● **Aim**: Leaving out every picture, copy the lines of the data exactly, from the first through the line containing "const hRiseFlux = [1525, 5012];".

● **Dataset extract**:

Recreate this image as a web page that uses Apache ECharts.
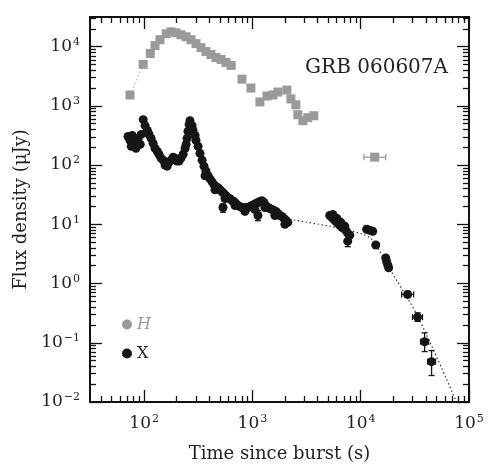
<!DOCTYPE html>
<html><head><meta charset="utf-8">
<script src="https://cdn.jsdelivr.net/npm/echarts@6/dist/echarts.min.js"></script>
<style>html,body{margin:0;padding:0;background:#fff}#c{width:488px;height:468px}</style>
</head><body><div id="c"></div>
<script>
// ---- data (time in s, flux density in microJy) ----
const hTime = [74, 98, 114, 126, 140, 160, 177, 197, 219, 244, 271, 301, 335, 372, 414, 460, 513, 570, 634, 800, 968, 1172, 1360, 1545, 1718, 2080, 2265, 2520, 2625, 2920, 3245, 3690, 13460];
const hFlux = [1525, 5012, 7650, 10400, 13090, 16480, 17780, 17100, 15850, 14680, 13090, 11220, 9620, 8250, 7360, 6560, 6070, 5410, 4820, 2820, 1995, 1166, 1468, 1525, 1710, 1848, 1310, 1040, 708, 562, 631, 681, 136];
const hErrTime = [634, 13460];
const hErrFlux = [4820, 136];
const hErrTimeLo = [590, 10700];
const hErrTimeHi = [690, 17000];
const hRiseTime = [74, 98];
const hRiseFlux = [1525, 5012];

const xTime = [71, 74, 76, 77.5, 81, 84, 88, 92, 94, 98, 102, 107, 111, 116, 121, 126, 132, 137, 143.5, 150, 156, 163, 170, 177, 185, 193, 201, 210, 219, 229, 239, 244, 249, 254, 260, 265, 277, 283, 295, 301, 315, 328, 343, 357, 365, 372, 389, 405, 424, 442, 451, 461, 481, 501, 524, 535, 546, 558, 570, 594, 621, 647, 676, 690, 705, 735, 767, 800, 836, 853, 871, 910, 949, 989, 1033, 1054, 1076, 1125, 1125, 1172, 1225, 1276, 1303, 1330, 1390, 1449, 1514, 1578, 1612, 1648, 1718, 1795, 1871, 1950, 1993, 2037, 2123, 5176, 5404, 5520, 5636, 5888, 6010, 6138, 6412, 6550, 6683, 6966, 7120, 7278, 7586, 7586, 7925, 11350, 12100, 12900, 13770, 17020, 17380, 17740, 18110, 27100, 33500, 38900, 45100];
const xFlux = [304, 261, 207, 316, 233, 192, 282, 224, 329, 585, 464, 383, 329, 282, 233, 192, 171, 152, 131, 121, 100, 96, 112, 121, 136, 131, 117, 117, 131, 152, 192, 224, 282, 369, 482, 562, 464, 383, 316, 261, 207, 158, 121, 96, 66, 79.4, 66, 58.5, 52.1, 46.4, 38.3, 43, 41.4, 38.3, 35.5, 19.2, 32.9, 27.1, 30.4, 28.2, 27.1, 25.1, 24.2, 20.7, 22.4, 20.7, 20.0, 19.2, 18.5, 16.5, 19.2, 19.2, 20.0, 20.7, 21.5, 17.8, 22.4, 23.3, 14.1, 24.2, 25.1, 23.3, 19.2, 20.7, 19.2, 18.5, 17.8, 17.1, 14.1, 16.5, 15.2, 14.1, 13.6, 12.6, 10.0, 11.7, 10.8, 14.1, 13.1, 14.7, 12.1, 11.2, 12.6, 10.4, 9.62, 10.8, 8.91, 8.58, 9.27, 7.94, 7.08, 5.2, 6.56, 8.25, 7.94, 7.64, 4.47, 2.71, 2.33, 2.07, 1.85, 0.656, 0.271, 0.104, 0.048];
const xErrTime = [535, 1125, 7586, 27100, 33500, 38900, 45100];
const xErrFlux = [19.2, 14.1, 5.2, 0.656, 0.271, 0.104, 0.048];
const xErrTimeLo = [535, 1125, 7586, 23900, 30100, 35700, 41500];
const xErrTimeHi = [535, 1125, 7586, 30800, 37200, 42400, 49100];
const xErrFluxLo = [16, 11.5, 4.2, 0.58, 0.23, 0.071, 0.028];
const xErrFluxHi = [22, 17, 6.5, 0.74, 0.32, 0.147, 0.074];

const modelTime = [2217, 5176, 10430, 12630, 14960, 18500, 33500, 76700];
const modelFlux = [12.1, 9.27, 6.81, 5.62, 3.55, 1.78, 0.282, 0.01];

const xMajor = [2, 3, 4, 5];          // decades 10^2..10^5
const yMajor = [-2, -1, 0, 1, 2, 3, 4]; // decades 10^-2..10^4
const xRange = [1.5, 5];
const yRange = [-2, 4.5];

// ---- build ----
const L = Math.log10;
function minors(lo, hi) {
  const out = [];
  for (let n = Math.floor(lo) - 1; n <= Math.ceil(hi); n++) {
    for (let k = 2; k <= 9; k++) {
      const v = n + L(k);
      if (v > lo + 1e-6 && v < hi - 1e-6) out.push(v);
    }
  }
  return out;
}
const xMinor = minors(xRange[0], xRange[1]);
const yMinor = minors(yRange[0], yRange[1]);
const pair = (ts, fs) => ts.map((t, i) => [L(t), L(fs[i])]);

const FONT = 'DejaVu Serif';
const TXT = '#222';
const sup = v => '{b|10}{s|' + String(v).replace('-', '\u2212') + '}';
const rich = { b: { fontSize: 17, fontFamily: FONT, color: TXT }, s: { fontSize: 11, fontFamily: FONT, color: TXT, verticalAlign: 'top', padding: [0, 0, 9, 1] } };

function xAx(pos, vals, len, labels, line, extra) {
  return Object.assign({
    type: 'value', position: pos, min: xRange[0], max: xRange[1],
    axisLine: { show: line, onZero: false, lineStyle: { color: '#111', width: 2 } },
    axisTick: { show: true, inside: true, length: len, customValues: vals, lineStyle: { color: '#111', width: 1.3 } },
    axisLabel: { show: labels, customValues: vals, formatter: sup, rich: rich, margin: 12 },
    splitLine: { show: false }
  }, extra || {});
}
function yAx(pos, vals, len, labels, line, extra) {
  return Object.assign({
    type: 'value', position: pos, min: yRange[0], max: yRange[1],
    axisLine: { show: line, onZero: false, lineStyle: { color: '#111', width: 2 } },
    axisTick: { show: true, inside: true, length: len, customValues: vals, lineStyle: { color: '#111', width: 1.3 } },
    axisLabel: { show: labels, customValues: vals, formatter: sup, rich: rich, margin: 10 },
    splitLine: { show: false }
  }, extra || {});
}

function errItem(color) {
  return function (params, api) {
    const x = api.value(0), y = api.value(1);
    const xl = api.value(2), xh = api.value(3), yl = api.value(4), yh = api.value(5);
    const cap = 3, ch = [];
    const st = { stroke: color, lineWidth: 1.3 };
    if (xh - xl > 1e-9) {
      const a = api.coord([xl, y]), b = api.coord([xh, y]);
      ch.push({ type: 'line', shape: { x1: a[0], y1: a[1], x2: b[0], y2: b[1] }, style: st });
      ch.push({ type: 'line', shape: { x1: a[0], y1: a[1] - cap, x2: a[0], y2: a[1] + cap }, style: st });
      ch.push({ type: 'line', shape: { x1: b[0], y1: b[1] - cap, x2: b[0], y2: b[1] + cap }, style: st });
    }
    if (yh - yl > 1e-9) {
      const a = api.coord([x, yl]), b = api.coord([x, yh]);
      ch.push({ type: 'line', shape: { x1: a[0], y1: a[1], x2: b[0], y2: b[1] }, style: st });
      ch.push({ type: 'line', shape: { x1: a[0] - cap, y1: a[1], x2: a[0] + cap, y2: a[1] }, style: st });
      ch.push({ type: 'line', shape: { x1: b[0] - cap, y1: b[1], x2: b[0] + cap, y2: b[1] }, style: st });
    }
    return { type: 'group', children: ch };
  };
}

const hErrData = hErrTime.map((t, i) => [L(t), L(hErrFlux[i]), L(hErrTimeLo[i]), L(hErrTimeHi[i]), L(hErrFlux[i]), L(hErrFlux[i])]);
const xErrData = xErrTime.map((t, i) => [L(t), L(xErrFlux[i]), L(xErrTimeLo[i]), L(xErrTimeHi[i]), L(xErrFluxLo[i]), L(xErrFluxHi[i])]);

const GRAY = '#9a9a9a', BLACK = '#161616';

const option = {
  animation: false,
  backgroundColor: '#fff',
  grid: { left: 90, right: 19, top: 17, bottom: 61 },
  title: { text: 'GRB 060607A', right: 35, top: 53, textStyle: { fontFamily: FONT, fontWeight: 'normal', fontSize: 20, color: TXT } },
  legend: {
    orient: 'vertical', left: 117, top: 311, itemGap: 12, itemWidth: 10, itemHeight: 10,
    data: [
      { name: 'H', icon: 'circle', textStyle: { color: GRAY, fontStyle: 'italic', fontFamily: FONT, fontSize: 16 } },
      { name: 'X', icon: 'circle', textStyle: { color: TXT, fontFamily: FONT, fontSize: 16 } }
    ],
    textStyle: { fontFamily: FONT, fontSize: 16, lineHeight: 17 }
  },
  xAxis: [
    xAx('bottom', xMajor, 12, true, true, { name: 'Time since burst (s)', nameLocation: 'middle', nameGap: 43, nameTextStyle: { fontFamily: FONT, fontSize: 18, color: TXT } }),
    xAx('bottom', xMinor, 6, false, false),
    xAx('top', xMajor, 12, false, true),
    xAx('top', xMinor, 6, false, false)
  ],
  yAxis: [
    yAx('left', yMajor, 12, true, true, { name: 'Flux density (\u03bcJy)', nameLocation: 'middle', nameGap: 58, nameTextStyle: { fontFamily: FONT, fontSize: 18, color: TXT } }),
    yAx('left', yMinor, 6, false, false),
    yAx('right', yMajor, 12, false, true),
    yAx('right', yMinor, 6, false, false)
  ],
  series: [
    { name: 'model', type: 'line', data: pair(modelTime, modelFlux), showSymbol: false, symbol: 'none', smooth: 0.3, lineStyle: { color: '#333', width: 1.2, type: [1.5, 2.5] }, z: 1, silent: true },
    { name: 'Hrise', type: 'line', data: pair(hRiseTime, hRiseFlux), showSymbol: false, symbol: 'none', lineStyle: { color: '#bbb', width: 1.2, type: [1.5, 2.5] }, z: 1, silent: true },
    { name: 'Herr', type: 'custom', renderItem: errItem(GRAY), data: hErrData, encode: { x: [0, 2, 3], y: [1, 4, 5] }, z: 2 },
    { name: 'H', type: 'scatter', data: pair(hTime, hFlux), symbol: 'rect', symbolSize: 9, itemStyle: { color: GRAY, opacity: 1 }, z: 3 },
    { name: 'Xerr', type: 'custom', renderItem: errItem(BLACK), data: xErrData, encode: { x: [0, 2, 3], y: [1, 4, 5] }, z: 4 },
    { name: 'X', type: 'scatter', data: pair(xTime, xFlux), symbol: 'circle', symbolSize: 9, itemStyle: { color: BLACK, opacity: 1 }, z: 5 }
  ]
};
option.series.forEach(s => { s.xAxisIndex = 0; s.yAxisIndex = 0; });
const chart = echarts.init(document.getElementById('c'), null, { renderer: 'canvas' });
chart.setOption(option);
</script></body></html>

● **Task answer**:
Recreate this image as a web page that uses Apache ECharts.
<!DOCTYPE html>
<html><head><meta charset="utf-8">
<script src="https://cdn.jsdelivr.net/npm/echarts@6/dist/echarts.min.js"></script>
<style>html,body{margin:0;padding:0;background:#fff}#c{width:488px;height:468px}</style>
</head><body><div id="c"></div>
<script>
// ---- data (time in s, flux density in microJy) ----
const hTime = [74, 98, 114, 126, 140, 160, 177, 197, 219, 244, 271, 301, 335, 372, 414, 460, 513, 570, 634, 800, 968, 1172, 1360, 1545, 1718, 2080, 2265, 2520, 2625, 2920, 3245, 3690, 13460];
const hFlux = [1525, 5012, 7650, 10400, 13090, 16480, 17780, 17100, 15850, 14680, 13090, 11220, 9620, 8250, 7360, 6560, 6070, 5410, 4820, 2820, 1995, 1166, 1468, 1525, 1710, 1848, 1310, 1040, 708, 562, 631, 681, 136];
const hErrTime = [634, 13460];
const hErrFlux = [4820, 136];
const hErrTimeLo = [590, 10700];
const hErrTimeHi = [690, 17000];
const hRiseTime = [74, 98];
const hRiseFlux = [1525, 5012];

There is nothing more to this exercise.